To conclude, I would make an appeal to the Ministry of Education to re-consider the mode of evaluation for the EP students. Mainstream and Extended are two very different streams; how can we evaluate both streams by the same examination. EP students have the same profile as the students of the prevocational stream; they have the same learning difficulties and they come from the same social background.
The PV students were evaluated partly by continuous assessments, which consist of oral and practical assessments carried out in Kreol Morisien to check on acquisition of basic concepts, simple knowledge and desired skills and attitude. The continuous assessments make up to 50% of the total mark. The written exams carry the other 50% of the mark.

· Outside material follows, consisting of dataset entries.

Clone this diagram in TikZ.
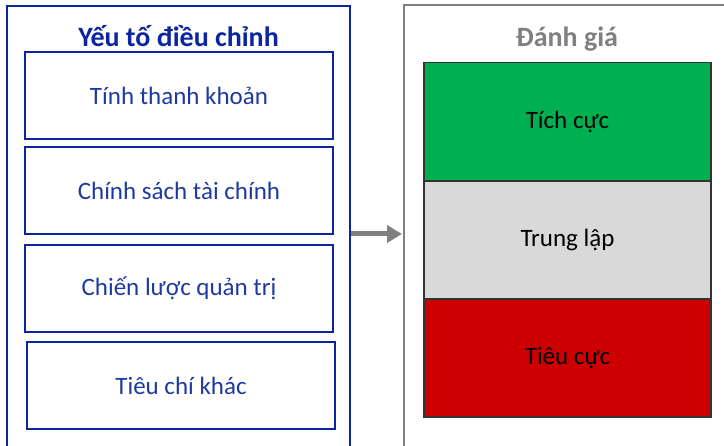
\documentclass[tikz,border=0pt]{standalone}
\usepackage{fontspec}
\setmainfont{Carlito}
\usetikzlibrary{arrows.meta}
\definecolor{navy}{HTML}{0A259E}
\definecolor{txtblue}{HTML}{1F3A9E}
\definecolor{grn}{HTML}{00B050}
\definecolor{lgray}{HTML}{D9D9D9}
\definecolor{rd}{HTML}{CC0000}
\definecolor{titlegray}{HTML}{808080}
\tikzset{
  x=1pt, y=-1pt,
  factorbox/.style={draw=navy, line width=2pt, minimum width=308pt, minimum height=87pt, inner sep=0pt,
    text=txtblue, font=\fontsize{25}{30}\selectfont},
  evalbox/.style={draw=black!80, line width=1.2pt, minimum width=287pt, minimum height=118pt, inner sep=0pt,
    text=black, font=\fontsize{25}{30}\selectfont},
}
\begin{document}
\begin{tikzpicture}
\useasboundingbox (0,0) rectangle (724,446);
\begin{scope}
\clip (0,0) rectangle (724,446);
\draw[navy, line width=2pt] (7,6) rectangle (350,460);
\draw[gray, line width=2pt] (404,5) rectangle (730,460);
\end{scope}
\node[text=navy, font=\bfseries\fontsize{28}{32}\selectfont] (t1) at (178.5,36) {Yếu tố điều chỉnh};
\node[factorbox] (f1) at (179,96) {Tính thanh khoản};
\node[factorbox] (f2) at (179,191) {Chính sách tài chính};
\node[factorbox] (f3) at (179,288.5) {Chiến lược quản trị};
\node[factorbox] (f4) at (181,386) {Tiêu chí khác};
\node[text=titlegray, font=\bfseries\fontsize{28}{32}\selectfont] (t2) at (567,39) {Đánh giá};
\node[evalbox, fill=grn] (e1) at (567.5,121.5) {Tích cực};
\node[evalbox, fill=lgray] (e2) at (567.5,240) {Trung lập};
\node[evalbox, fill=rd] (e3) at (567.5,358) {Tiêu cực};
\coordinate (a0) at (351,234);
\coordinate (a1) at (402,234);
\draw[gray, line width=5pt, -{Triangle[length=15pt,width=17pt]}] (a0) -- (a1);
\end{tikzpicture}
\end{document}
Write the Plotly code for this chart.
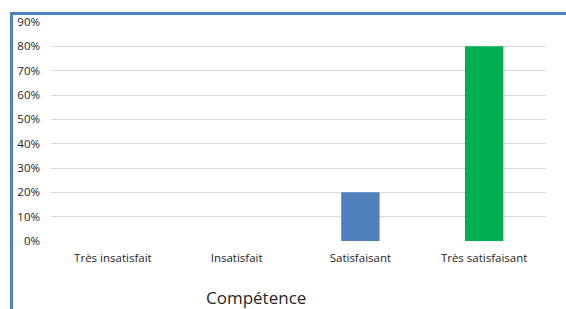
import plotly.graph_objects as go

categories = ["Très insatisfait", "Insatisfait", "Satisfaisant", "Très satisfaisant"]
values = [0, 0, 0.20, 0.80]
colors = ["#4F81BD", "#4F81BD", "#4F81BD", "#00B050"]
title_text = "Compétence"

W, H = 566, 309
L, R, T, B = 51, 20, 22, 68
pw = W - L - R
ph = H - T - B

def px(x):
    return (x - L) / pw

def py(y):
    return (H - B - y) / ph

fig = go.Figure(go.Bar(x=categories, y=values, marker_color=colors, width=0.31,
                       marker_line_width=0))

fig.update_layout(
    width=W, height=H,
    margin=dict(l=L, r=R, t=T, b=B),
    paper_bgcolor="white", plot_bgcolor="white",
    showlegend=False,
    font=dict(family="Open Sans, Liberation Sans, Arial", size=11, color="#262626"),
    bargap=0.69,
)
fig.update_yaxes(range=[0, 0.9], dtick=0.1, tickformat=".0%", showgrid=True,
                 gridcolor="#d9d9d9", gridwidth=1, zeroline=False, showline=False,
                 ticks="", ticklabelstandoff=10, tickfont=dict(size=11.5, color="#262626"))
fig.update_xaxes(showgrid=False, showline=False, ticks="", ticklabelstandoff=8,
                 tickfont=dict(size=11.5, color="#262626"))

fig.add_shape(type="path", xref="paper", yref="paper",
              path=f"M {px(11.5)},{py(320)} L {px(11.5)},{py(13.5)} L {px(570)},{py(13.5)}",
              line=dict(color="#4F81BD", width=3))

fig.add_annotation(text=title_text, xref="paper", yref="paper", x=px(256), y=py(297),
                   showarrow=False, font=dict(size=17, color="#262626"), xanchor="center", yanchor="middle")

fig.write_html("out.html", config={"displayModeBar": False},
               post_script="document.body.style.margin='0px';document.body.style.overflow='hidden';")
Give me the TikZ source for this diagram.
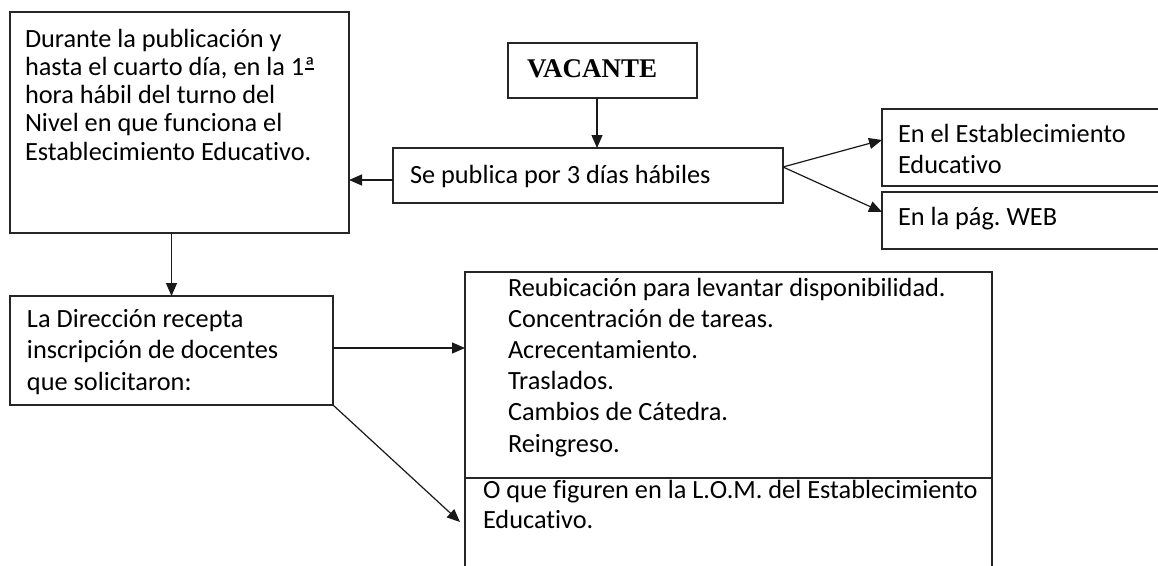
\documentclass[tikz,border=0pt]{standalone}
\usepackage{fontspec}
\setmainfont{Carlito}[Ligatures=NoCommon]
\newfontfamily\timesfont{Liberation Serif}
\usetikzlibrary{arrows.meta}
\newcommand\firststrut{\rule{0pt}{24pt}}
\newcommand\ordfem{ª\llap{\raisebox{0.22em}{\rule{0.36em}{0.055em}}\hspace{0.02em}}}
\frenchspacing
\begin{document}
\begin{tikzpicture}[x=1pt,y=-1pt,
  box/.style={draw=black!85, line width=1.2pt, inner sep=0pt, outer sep=0pt, anchor=north west},
  txt/.style={anchor=north west, inner sep=0pt, outer sep=0pt, align=left, font=\fontsize{26.3}{#1}\selectfont},
  arr/.style={draw=black!90, line width=1.2pt, -{Triangle[length=13pt,width=11pt]}}]
\useasboundingbox (0,0) rectangle (1158,565);
\fill[white] (0,0) rectangle (1158,565);
\clip (0,0) rectangle (1158,565);
% boxes
\node[box, minimum width=339pt, minimum height=221pt] (b1) at (10,12) {};
\node[box, minimum width=323pt, minimum height=109pt] (b2) at (10,296) {};
\node[box, minimum width=189pt, minimum height=55pt] (vac) at (508,43) {};
\node[box, minimum width=390pt, minimum height=55pt] (pub) at (393,148) {};
\node[box, minimum width=290pt, minimum height=77pt] (est) at (882,109) {};
\node[box, minimum width=290pt, minimum height=57pt] (web) at (882,192) {};
\node[box, minimum width=527pt, minimum height=206pt] (listtop) at (465,272) {};
\node[box, minimum width=527pt, minimum height=110pt] (listbot) at (465,478) {};
% texts
\node[txt=28.3] (t1) at (25,23) {\firststrut Durante la publicación y\\hasta el cuarto día, en la 1\ordfem\\hora hábil del turno del\\Nivel en que funciona el\\Establecimiento Educativo.};
\node[txt=28, font=\timesfont\bfseries\fontsize{27}{28}\selectfont] (tvac) at (527,53) {\firststrut VACANTE};
\node[txt=28] (tpub) at (410,159) {\firststrut Se publica por 3 días hábiles};
\node[txt=31] (test) at (898,118) {\firststrut En el Establecimiento\\Educativo};
\node[txt=31] (tweb) at (898,201) {\firststrut En la pág. WEB};
\node[txt=31.5] (t2) at (27,303) {\firststrut La Dirección recepta\\inscripción de docentes\\que solicitaron:};
\node[txt=31.2] (tlist) at (508,272) {\firststrut Reubicación para levantar disponibilidad.\\Concentración de tareas.\\Acrecentamiento.\\Traslados.\\Cambios de Cátedra.\\Reingreso.};
\node[txt=30] (tlom) at (483,474) {\firststrut O que figuren en la L.O.M. del Establecimiento\\Educativo.};
% connectors
\draw[arr] ([xshift=-5.5pt]vac.south) -- ([xshift=9pt]pub.north);
\draw[arr] ([yshift=-4.5pt]pub.west) -- ([yshift=-4.5pt]pub.west -| b1.east);
\coordinate (fork) at ([yshift=8.5pt]pub.east);
\draw[arr] (fork) -- ([yshift=7.5pt]est.west);
\draw[arr] (fork) -- ([yshift=8.5pt]web.west);
\draw[arr] (b1.south -| b2.north) -- (b2.north);
\draw[arr] ([yshift=2.5pt]b2.east) -- ([yshift=2.5pt]b2.east -| listtop.west);
\draw[arr] (b2.south east) -- ([xshift=-5pt,yshift=11pt]listbot.west);
\end{tikzpicture}
\end{document}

All PV students were awarded a Certificate of Achievement to prove that they have completed the 4-year course. That certificate was then replaced by a Certificate of Prevocational Education and was awarded jointly by the MES and the MITD. That certificate was of great use to PV students when applying for semi-skilled jobs.
What about our EP students? They will practically ALL come out, after TEN years of compulsory education as TOTAL FAILURE without any attestation. There is more than one year before the EP students sit for the NCE exams. There is still time to re-consider the whole issue.
Put aside all pride and prejudice and save those EP students. I extend my plea to trade unions, especially those in the education sector. The struggle of trade unions should not ONLY be better pay packet and/or additional fringe benefits. They should also fight for a better service to the respective clientele and the whole nation.
The EP students deserve a better education to safeguard their future in particular and the Mauritian society at large. React now before it is too late.